When the opportunity presented itself, Gilbert was determined to take it. Jake Mangum — Gilbert’s roommate — once heard Marshall tell him he was going to the park early to take grounders at third.
Mangum’s reaction: “Wait, you play third?”
Clearly this was not an anticipated move — by anyone. Official rosters are quite liberal with their positional listings: Rowdey Jordan has never played infield at MSU and Tanner Allen has all of two outfield starts in his Bulldog career, yet both still have the infield/outfield designation. Gilbert is listed as a catcher and catcher only.
Yes, Gilbert got some work at first base in the fall, but catching remains his primary discipline.
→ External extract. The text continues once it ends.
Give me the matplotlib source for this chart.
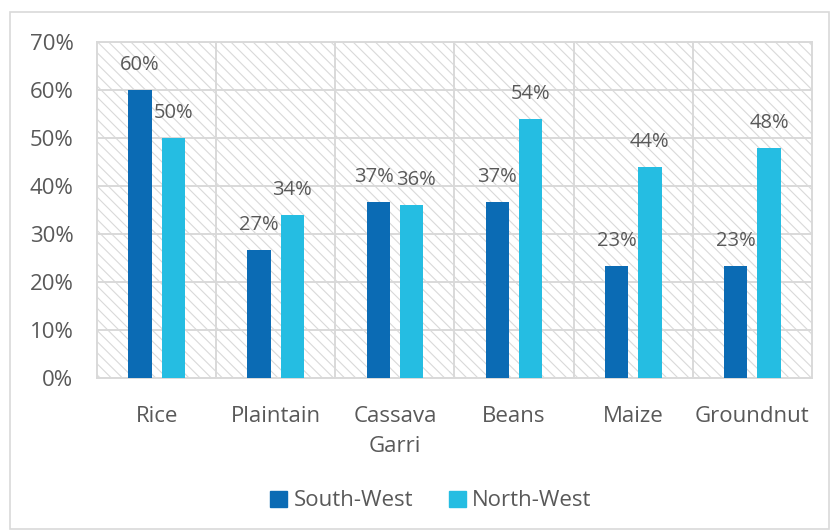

Both Marshall and Denise admit they can feel and see, respectively, the instinct to get on the ground and block baseballs as opposed to scooping them with a glove.
It’s a different way of life for them all. Denise Gilbert had seen her son catch so much, she was no longer nervous when he was behind the plate. She knew he was in control, she knew he was in his element. Marshall says he’s comfortable at the new position, but that doesn’t mean it’s comfortable for Denise yet.
“Part of it is awesome because it’s challenging him to do something new, it’s out of his comfort zone,” she said. “It’s going to help him in baseball or in life, for sure.”
It’s not the easiest way to go about playing time, but apparently nothing is for Gilberts playing baseball. While Marshall has battled for every start and every at-bat as a Bulldog, his younger brother Garrett is a sophomore catcher at Creighton battling for playing time — against another sophomore catcher.
The Gilbert way is apparently never the easy way, but in Marshall’s case, that’s perfectly OK. There’s an unexpected silver lining in all of this.
“For me to his smile, it’s wonderful as a mother because you don’t see their face when they play catcher,” Denise Gilbert said. “You see their face when they play third base and it’s wonderful. It’s a new perspective and I like it.”